After earning a history degree from UCLA and working briefly at a brokerage firm, Forte (born Orville Willis Forte IV) joined The Groundlings in Los Angeles and eventually found work writing for The Jenny McCarthy Show, Late Show with David Letterman, Action, and 3rd Rock from the Sun in the mid to late 1990s. While working at 3rd Rock, he was offered a SNL audition. He joined the cast as a featured player in 2002 (alongside Fred Armisen), and was promoted to repertory player the following season. Forte’s success came early probably due to good timing; Will Ferrell left the season before his arrival, so Forte became the post-Ferrell go-to man for hosts and political figures from George W. Bush to Timothy Geithner.

Forte’s most popular recurring characters were MacGruber, the McGyver-wannabe whose segments always end with him dying in an explosion, and The Falconer, a former advertising executive named Ken Mortimer who, “for reasons known only to him, left his wife and career, and moved deep into the forest.” The sketches follow Ken’s falcon Donald as he flies off to find help, only to detour into nightclubs, expensive restaurants, and hookups with human women before returning to Ken with a crude tool or dead animal found on his way back to the forest. One of the most memorable Falconer sketches features Kevin Spacey as a time-traveling Ken Mortimer who miscalculates his time machine, and by the end of the sketch, the entire SNL cast is dressed up as The Falconer shouting the final line.

Forte shines most when he gets to sing, dance, or both, like as the spaceship and jar of beer-loving country singer Clancy T. Bachleratt, unnamed locker room coach-turned-dance instructor/motivator like in the “Fancy Pants” sketch with Michael Phelps, or on all of his Weekend Update segments – sometimes with Jason Sudeikis (as Bon Jovi opposite band Jon Bovi), sometimes with Fred Armisen (Wall Street bailout song, SARS song), and sometimes solo.
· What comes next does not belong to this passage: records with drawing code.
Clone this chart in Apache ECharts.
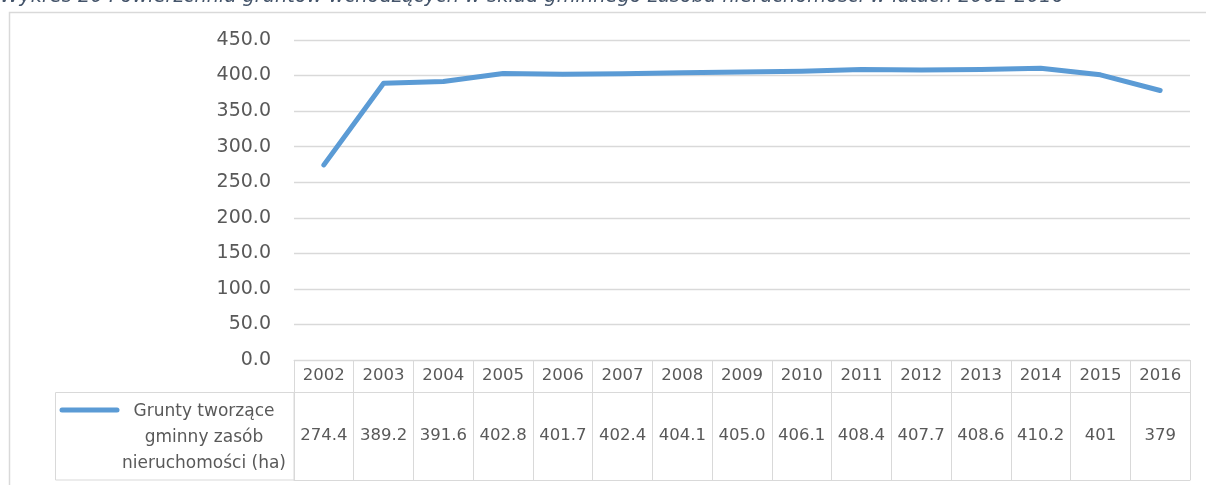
<!DOCTYPE html>
<html><head><meta charset="utf-8">
<script src="https://cdn.jsdelivr.net/npm/echarts@6/dist/echarts.min.js"></script>
<style>html,body{margin:0;padding:0;background:#fff}#c{width:1206px;height:485px}</style>
</head><body><div id="c"></div>
<script>
const chartTitle = 'Wykres 20 Powierzchnia gruntów wchodzących w skład gminnego zasobu nieruchomości w latach 2002-2016';
const seriesName = 'Grunty tworzące gminny zasób nieruchomości (ha)';
const legendLines = ['Grunty tworzące', 'gminny zasób', 'nieruchomości (ha)'];
const years = ['2002','2003','2004','2005','2006','2007','2008','2009','2010','2011','2012','2013','2014','2015','2016'];
const values = [274.4, 389.2, 391.6, 402.8, 401.7, 402.4, 404.1, 405.0, 406.1, 408.4, 407.7, 408.6, 410.2, 401, 379];
const tableLabels = ['274.4','389.2','391.6','402.8','401.7','402.4','404.1','405.0','406.1','408.4','407.7','408.6','410.2','401','379'];
const yMin = 0, yMax = 450, yStep = 50;

const FONT = 'DejaVu Sans';
const TXT = '#595959';
const GRID = '#D9D9D9';
const BLUE = '#5B9BD5';

const chart = echarts.init(document.getElementById('c'), null, {renderer: 'canvas'});
chart.setOption({
  animation: false,
  grid: {left: 294, right: 16, top: 40, bottom: 125, containLabel: false},
  xAxis: [
    {
      type: 'category', data: years, boundaryGap: true, position: 'bottom',
      axisLine: {show: true, lineStyle: {color: GRID, width: 1}},
      axisTick: {show: true, length: 32, interval: 0, alignWithLabel: false, lineStyle: {color: GRID, width: 1}},
      axisLabel: {interval: 0, fontFamily: FONT, fontSize: 16.5, color: TXT, margin: 16, verticalAlign: 'middle'},
      splitLine: {show: false}
    },
    {
      type: 'category', data: years, boundaryGap: true, position: 'bottom', offset: 32,
      axisLine: {show: true, lineStyle: {color: GRID, width: 1}},
      axisTick: {show: true, length: 88, interval: 0, alignWithLabel: false, lineStyle: {color: GRID, width: 1}},
      axisLabel: {interval: 0, fontFamily: FONT, fontSize: 16.5, color: TXT, margin: 44, verticalAlign: 'middle',
        formatter: (v, i) => tableLabels[i]},
      splitLine: {show: false}
    },
    {
      type: 'category', data: years, boundaryGap: true, position: 'bottom', offset: 120,
      axisLine: {show: true, lineStyle: {color: GRID, width: 1}},
      axisTick: {show: false}, axisLabel: {show: false}, splitLine: {show: false}
    }
  ],
  yAxis: {
    type: 'value', min: yMin, max: yMax, interval: yStep,
    axisLine: {show: false}, axisTick: {show: false},
    axisLabel: {fontFamily: FONT, fontSize: 19, color: TXT, margin: 23, formatter: v => v.toFixed(1)},
    splitLine: {show: true, lineStyle: {color: GRID, width: 1.3}}
  },
  series: [{
    name: seriesName, type: 'line', xAxisIndex: 0, data: values,
    symbol: 'none', smooth: false,
    lineStyle: {color: BLUE, width: 5, cap: 'round', join: 'round'},
    z: 5
  }],
  graphic: [
    {type: 'rect', silent: true, z: -10, shape: {x: 9.5, y: 12.5, width: 1400, height: 800},
      style: {fill: 'none', stroke: GRID, lineWidth: 1.5}},
    {type: 'rect', silent: true, shape: {x: 55.5, y: 392.5, width: 238.5, height: 87.5},
      style: {fill: 'none', stroke: GRID, lineWidth: 1}},
    {type: 'line', silent: true, shape: {x1: 62, y1: 410, x2: 117, y2: 410},
      style: {stroke: BLUE, lineWidth: 5, lineCap: 'round'}},
    {type: 'text', silent: true, x: 204, y: 438,
      style: {text: legendLines.join('\n'), fontFamily: FONT, fontSize: 17, fill: TXT,
        align: 'center', verticalAlign: 'middle', lineHeight: 26}},
    {type: 'text', silent: true, x: 0, y: -3,
      style: {text: chartTitle, fontFamily: FONT, fontStyle: 'italic', fontSize: 19.4, fill: '#44546A',
        align: 'left', verticalAlign: 'middle'}}
  ]
});
</script>
</body></html>
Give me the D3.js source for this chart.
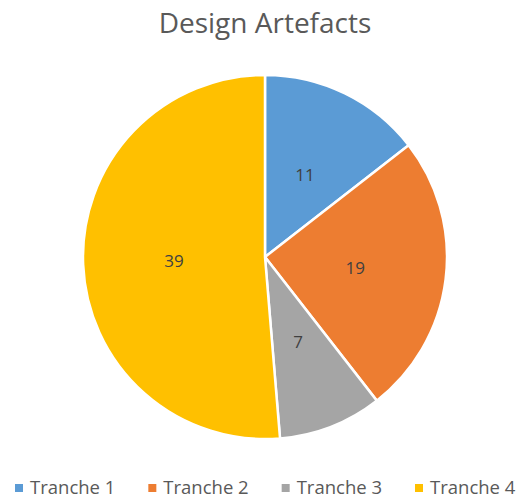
<!DOCTYPE html>
<html>
<head>
<meta charset="utf-8">
<script src="https://cdn.jsdelivr.net/npm/d3@7"></script>
<style>
  body { margin: 0; background: #fff; }
  text { font-family: "Open Sans", "Liberation Sans", sans-serif; }
</style>
</head>
<body>
<div class="chart"></div>
<script>
var categories = ["Tranche 1", "Tranche 2", "Tranche 3", "Tranche 4"];
var values = [11, 19, 7, 39];
var colors = ["#5B9BD5", "#ED7D31", "#A5A5A5", "#FFC000"];
var chartTitle = "Design Artefacts";

var width = 528, height = 499;
var cx = 265, cy = 257, radius = 182;

var svg = d3.select(".chart").append("svg")
  .attr("width", width)
  .attr("height", height);

svg.append("text")
  .attr("x", cx)
  .attr("y", 33)
  .attr("text-anchor", "middle")
  .attr("font-size", 28)
  .attr("fill", "#595959")
  .text(chartTitle);

var pie = d3.pie().sort(null).value(function(d) { return d; });
var arcs = pie(values);
var arc = d3.arc().innerRadius(0).outerRadius(radius);
var labelArc = d3.arc().innerRadius(radius * 0.5).outerRadius(radius * 0.5);

var g = svg.append("g").attr("transform", "translate(" + cx + "," + cy + ")");

g.selectAll("path")
  .data(arcs)
  .enter()
  .append("path")
  .attr("d", arc)
  .attr("fill", function(d, i) { return colors[i]; })
  .attr("stroke", "#fff")
  .attr("stroke-width", 2.5);

g.selectAll("text.lbl")
  .data(arcs)
  .enter()
  .append("text")
  .attr("class", "lbl")
  .attr("transform", function(d) { return "translate(" + labelArc.centroid(d) + ")"; })
  .attr("text-anchor", "middle")
  .attr("dy", "0.35em")
  .attr("font-size", 17)
  .attr("fill", "#404040")
  .text(function(d) { return d.data; });

// legend
var legendX = d3.scalePoint().domain(categories).range([15, 415]);
var legend = svg.append("g").selectAll("g")
  .data(categories)
  .enter()
  .append("g")
  .attr("transform", function(d) { return "translate(" + legendX(d) + ",488)"; });

legend.append("rect")
  .attr("x", 0).attr("y", -4)
  .attr("width", 8).attr("height", 8)
  .attr("fill", function(d, i) { return colors[i]; });

legend.append("text")
  .attr("x", 15)
  .attr("dy", "0.35em")
  .attr("font-size", 18.5)
  .attr("fill", "#595959")
  .text(function(d) { return d; });
</script>
</body>
</html>
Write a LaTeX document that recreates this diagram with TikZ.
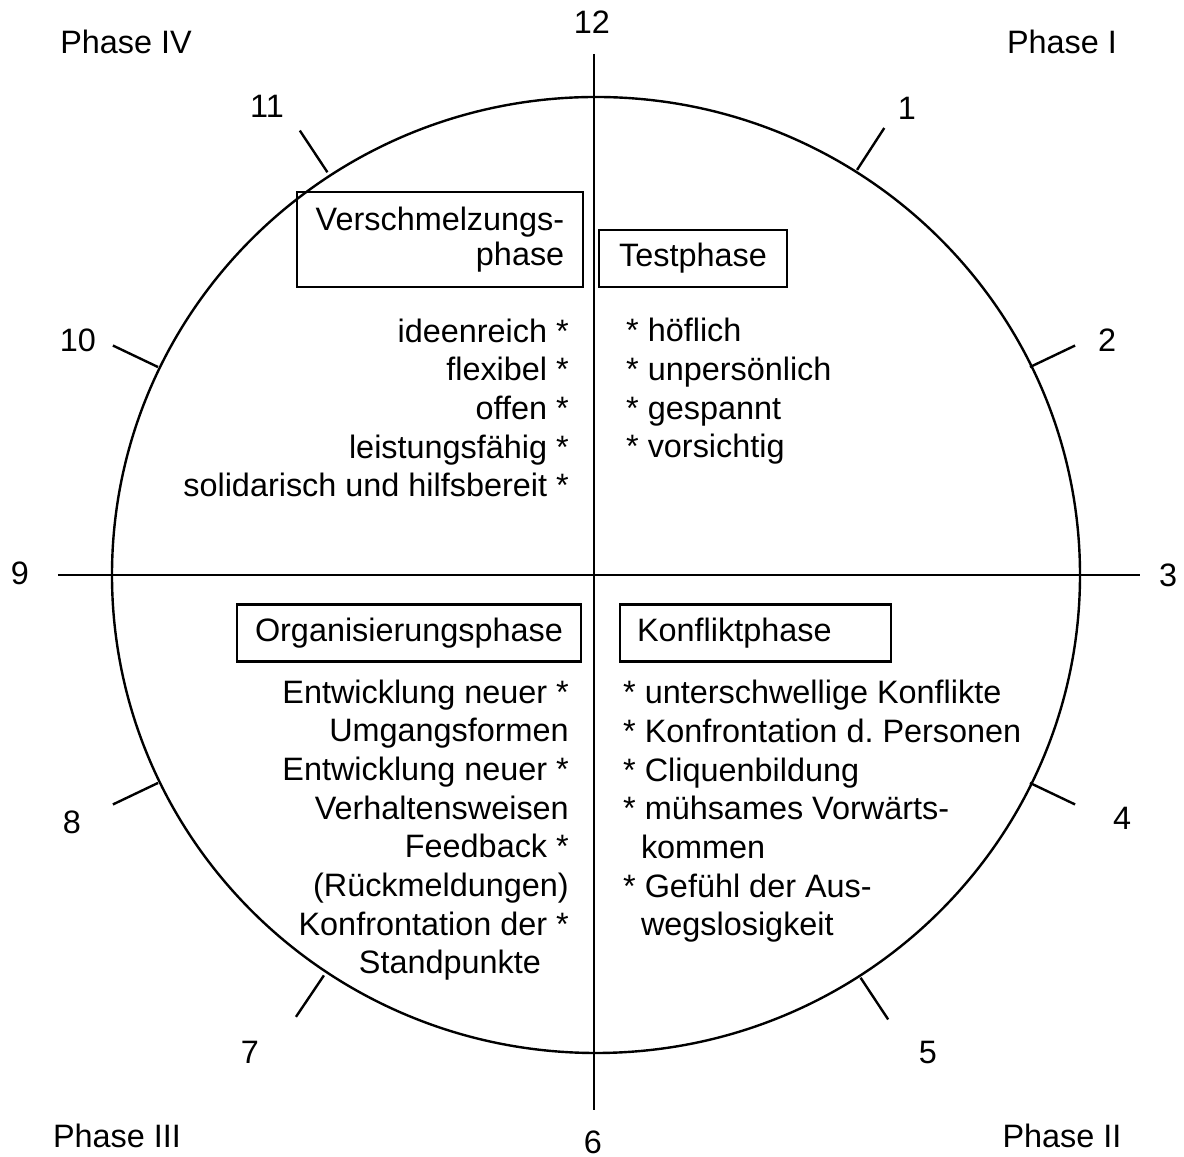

Other popular Forte characters include the uncomfortably shy note card-reading political candidate Tim Calhoun, the creepy racist/stalker Hamilton, and registered sex offender Jeff Montgomery, known for his trademark glasses, mustache, and tan windbreaker. Forte also impersonated Willie Nelson, John Edwards, Lorne Michaels, and more, and both wrote and starred in the very first Digital Short, “Lettuce.”

While on SNL, Forte worked as a writer for several MTV Video Music and Movie Awards shows until 2005, and he also briefly wrote for That 70s Show and voiced Abe Lincoln in MTV’s Clone High from 2002-2003. He’s written and starred in both The Brothers Solomon in 2007 and MacGruber in 2010, the same year he left SNL. Since then, he’s appeared (or voiced) for many films and shows like Beerfest, Tim and Eric Awesome Show Great Job!, Sit Down, Shut Up, Parks and Recreation, and 30 Rock, where he plays Jenna’s cross-dressing on-and-off boyfriend Paul. He’s got plenty of upcoming projects and performances – Rock of Ages, Tim and Eric’s Billion Dollar Movie, Allen Gregory, and most recently Up All Night on NBC. He’s also currently filming Neighborhood Watch, directed by The Lonely Island’s Akiva Schaffer and starring Jonah Hill, Ben Stiller, and Vince Vaughn.

Forte’s consistent ability to plum deep into the heart of American darkness and find some happy light there has been sorely missing on SNL since his departure in 2010, but who else could commit to the role of a sleazy sex offender with the same amount of joy and investment as an interpretive dance-loving basketball coach? Or let secret rooms, dams, and hideouts blow up over and over again while sulking in an alcoholic haze as MacGruber? Or waiting for his pet falcon to return with survival supplies while trapped under a fallen log as The Falconer? Forte was like Will Ferrell’s quieter, more-likely-to-go-postal younger brother/successor, and his ability to create humor from strange and often unnerving situations without condescending his own characters created new high watermarks in SNL’s pantheon of deadpan absurdity. Snow shovel murder victim, you’ve come a long way, baby.

Megh Wright misses Harrisburg, lives in Brooklyn, and answers phones in Manhattan.